Of extremist killings last year, 98 percent were right-wing related, the highest percentage since 2012, said a report by the Anti-Defamation League. And right-wing extremists also killed more people in 2018 than in any year since 1995, according to the ADL.

Meanwhile, the number of hate groups in the U.S. reached a record high of 1,020 in 2018, according to the Southern Poverty Law Center.

Though their ideologies differ, white nationalism and Islamic extremism share parallels both in their origins and their motivations, experts say.

What’s more, the indoctrination of white supremacists is remarkably similar to the way that Islamic extremists are recruited and influenced, experts say.

Extremists on all sides target disenfranchised young men who have individual grievances. They then meet up in online communities and in person, encouraging each other, said Clint Watts, a former FBI agent, NBC national security analyst and a senior fellow at the Foreign Policy Research Institute, a Philadelphia-based think tank.
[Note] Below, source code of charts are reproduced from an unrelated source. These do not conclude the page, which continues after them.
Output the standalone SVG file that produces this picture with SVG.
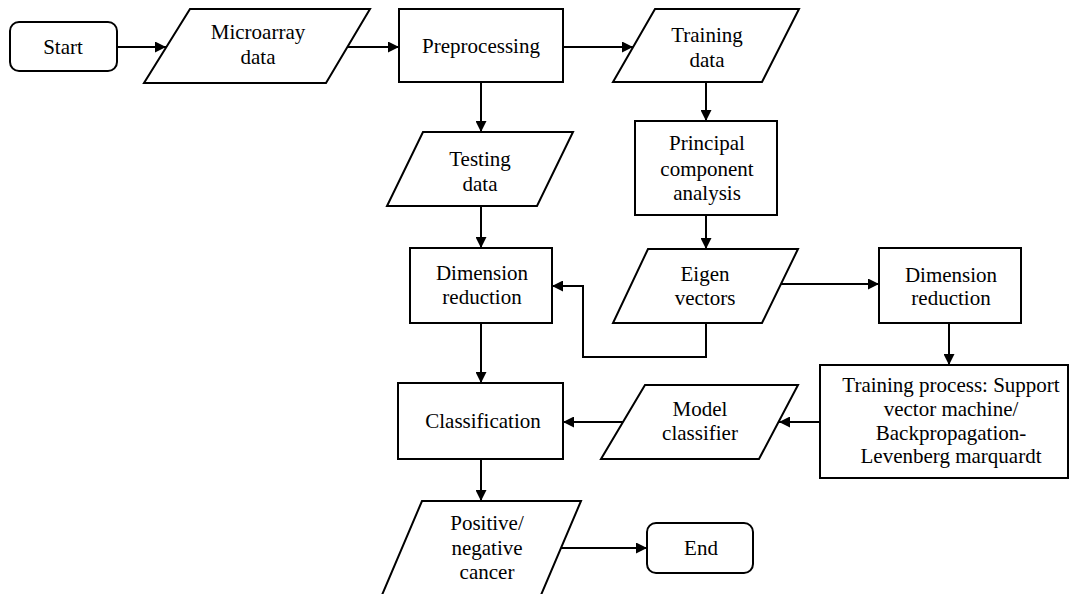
<svg xmlns="http://www.w3.org/2000/svg" width="1070" height="594" viewBox="0 0 1070 594">
<style>
.n{fill:#fff;stroke:#000;stroke-width:2}
.t{font-family:'Liberation Serif',Tinos,'DejaVu Serif',serif;font-size:21px;fill:#000;text-anchor:middle}
.c{fill:none;stroke:#000;stroke-width:2;marker-end:url(#ah)}
</style>
<defs>
<marker id="ah" markerUnits="userSpaceOnUse" markerWidth="11" markerHeight="11" refX="10" refY="5" orient="auto" viewBox="0 0 10 10">
<path d="M0,0 L10,5 L0,10 z" fill="#000"/>
</marker>
</defs>
<rect width="1070" height="594" fill="#fff"/>
<g id="connectors">
<path class="c" d="M117,47 H166"/>
<path class="c" d="M348,47 H399"/>
<path class="c" d="M563,47 H633"/>
<path class="c" d="M481,82 V132"/>
<path class="c" d="M706,82 V121"/>
<path class="c" d="M481,206 V248"/>
<path class="c" d="M706,215 V249"/>
<path class="c" d="M706,323 V357 H583 V286 H552"/>
<path class="c" d="M781,284 H879"/>
<path class="c" d="M949,323 V365"/>
<path class="c" d="M820,422 H779"/>
<path class="c" d="M623,422 H563"/>
<path class="c" d="M481,323 V383"/>
<path class="c" d="M481,459 V501"/>
<path class="c" d="M561,548 H647"/>
</g>
<g id="start">
<rect class="n" x="10" y="22" width="107" height="49" rx="9"/>
<text class="t" font-family="Liberation Serif" x="63" y="54">Start</text>
</g>
<g id="microarray">
<polygon class="n" points="190,9 370,9 326,83 144,83"/>
<text class="t" x="258" y="39">Microarray</text>
<text class="t" x="258" y="64">data</text>
</g>
<g id="preprocessing">
<rect class="n" x="399" y="9" width="164" height="73"/>
<text class="t" x="481" y="53">Preprocessing</text>
</g>
<g id="training-data">
<polygon class="n" points="655,9 799,9 762,82 613,82"/>
<text class="t" x="707" y="42">Training</text>
<text class="t" x="707" y="67">data</text>
</g>
<g id="testing-data">
<polygon class="n" points="423,132 573,132 537,206 387,206"/>
<text class="t" x="480" y="166">Testing</text>
<text class="t" x="480" y="191">data</text>
</g>
<g id="pca">
<rect class="n" x="635" y="121" width="142" height="94"/>
<text class="t" x="707" y="150">Principal</text>
<text class="t" x="707" y="176">component</text>
<text class="t" x="707" y="200">analysis</text>
</g>
<g id="dimred-left">
<rect class="n" x="410" y="248" width="142" height="75"/>
<text class="t" x="482" y="280">Dimension</text>
<text class="t" x="482" y="304">reduction</text>
</g>
<g id="eigen">
<polygon class="n" points="648,249 798,249 762,323 613,323"/>
<text class="t" x="705" y="281">Eigen</text>
<text class="t" x="705" y="305">vectors</text>
</g>
<g id="dimred-right">
<rect class="n" x="879" y="248" width="142" height="75"/>
<text class="t" x="951" y="282">Dimension</text>
<text class="t" x="951" y="305">reduction</text>
</g>
<g id="training-process">
<rect class="n" x="820" y="365" width="248" height="113"/>
<text class="t" x="951" y="392">Training process: Support</text>
<text class="t" x="951" y="416">vector machine/</text>
<text class="t" x="951" y="440">Backpropagation-</text>
<text class="t" x="951" y="463">Levenberg marquardt</text>
</g>
<g id="model-classifier">
<polygon class="n" points="645,385 798,385 759,459 601,459"/>
<text class="t" x="700" y="416">Model</text>
<text class="t" x="700" y="440">classifier</text>
</g>
<g id="classification">
<rect class="n" x="398" y="383" width="165" height="76"/>
<text class="t" x="483" y="428">Classification</text>
</g>
<g id="positive-negative">
<polygon class="n" points="422,501 581,501 541,595 382,595"/>
<text class="t" x="487" y="530">Positive/</text>
<text class="t" x="487" y="555">negative</text>
<text class="t" x="487" y="579">cancer</text>
</g>
<g id="end">
<rect class="n" x="647" y="523" width="106" height="50" rx="9"/>
<text class="t" x="701" y="555">End</text>
</g>
</svg>
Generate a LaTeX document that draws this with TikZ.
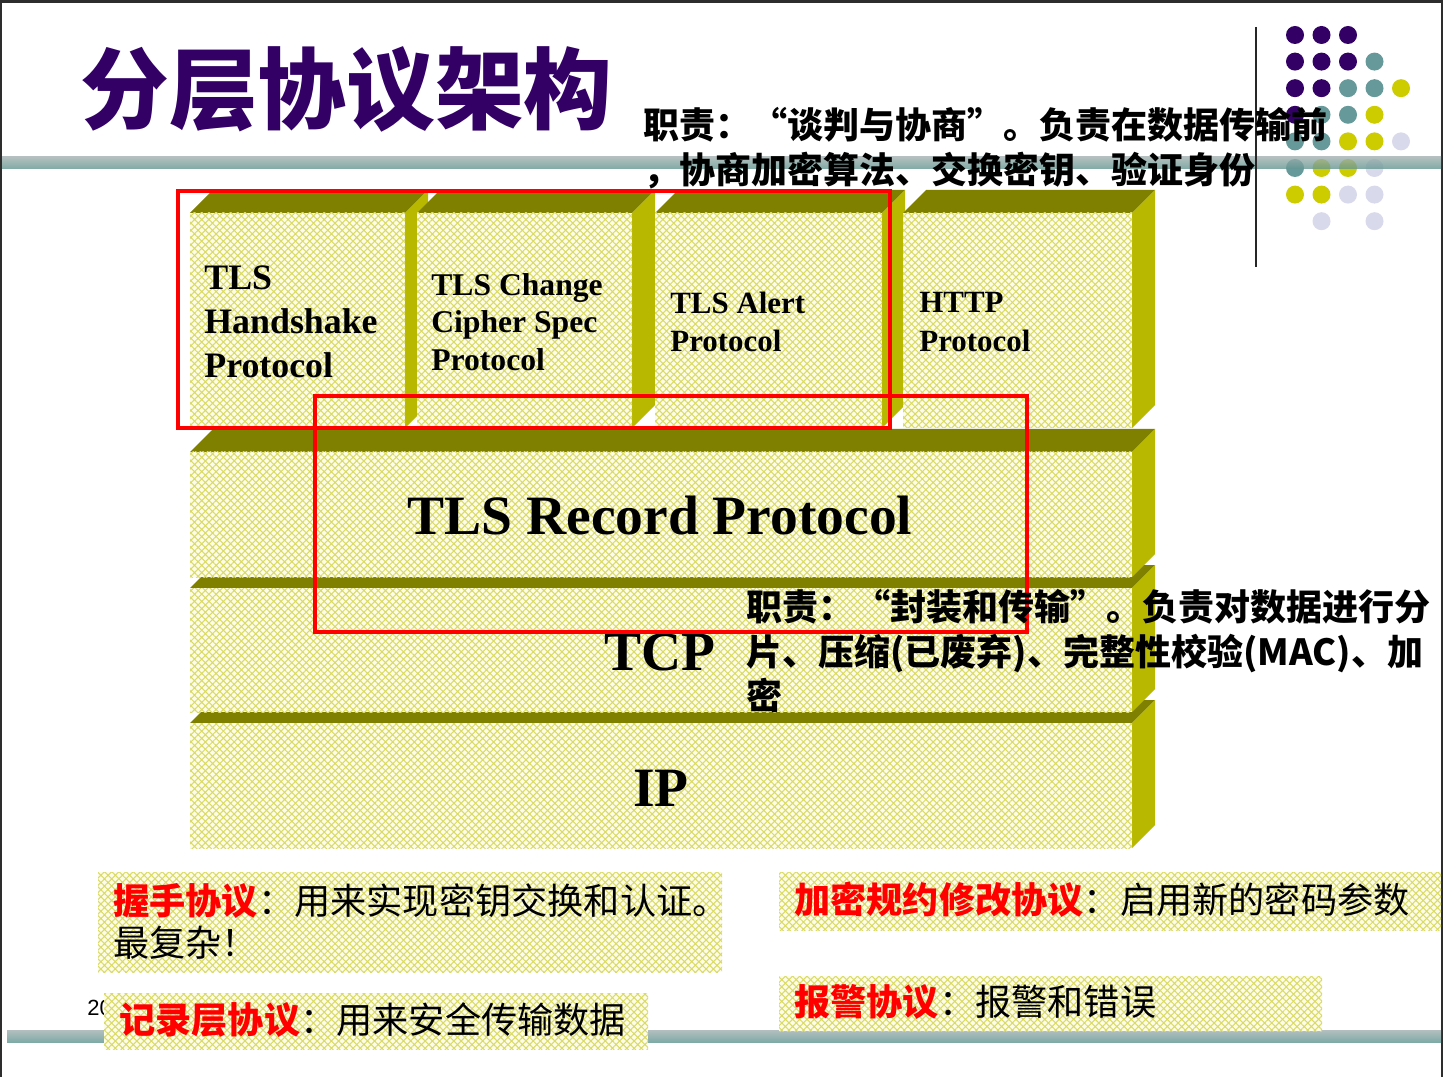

“It’s like a contagion,” Watts said of the white nationalist ideology.

“These guys are inspiring each other globally. They connect online, and the ideology is almost crowdsourced," he said. "Everyone is contributing to it as they perpetrate their violence, which should have everyone freaked out.”

In the years after the Sept. 11, 2001, attacks, authorities and the public focused on Islamic extremism.

However, white nationalists are in many ways more dangerous because they are more likely to travel under the radar, according to Watts. After 9/11, Americans were on the lookout for anyone resembling the attackers who looked or acted in a suspicious way.

In contrast, white supremacists attract less scrutiny.

“If a Muslim kid showed up to buy a weapon, what do you think would happen?" Watts said. "They would call the FBI."

Tackling white supremacist ideology will require similar resources and tactics as the battle against Islamic extremism, from new policies for law enforcement to better intelligence gathering, experts say.

As it is, 80 percent of field agents and analysts devoted to terrorism are working on international terrorism, including home-grown jihadi extremists, while 20 percent are working on domestic terrorism, including white supremacists, Michael McGarrity, the FBI’s counterterrorism chief, told Congress in May.

Ali Soufan, a former FBI special agent, an expert in terrorism and founder of the Soufan Center, spelled out in stark terms the gravity of the issue faced by intelligence and security services in an opinion piece in The New York Times on Monday.

He called on law enforcement, the intelligence community and courts to stop treating white supremacist extremists differently from their jihadi counterparts.

“Twenty years ago, we grossly underestimated the rising threat of Islamist terrorism,” he wrote. “That inattention cost us dearly on Sept. 11, 2001. We cannot afford to wait for the white-supremacist equivalent.”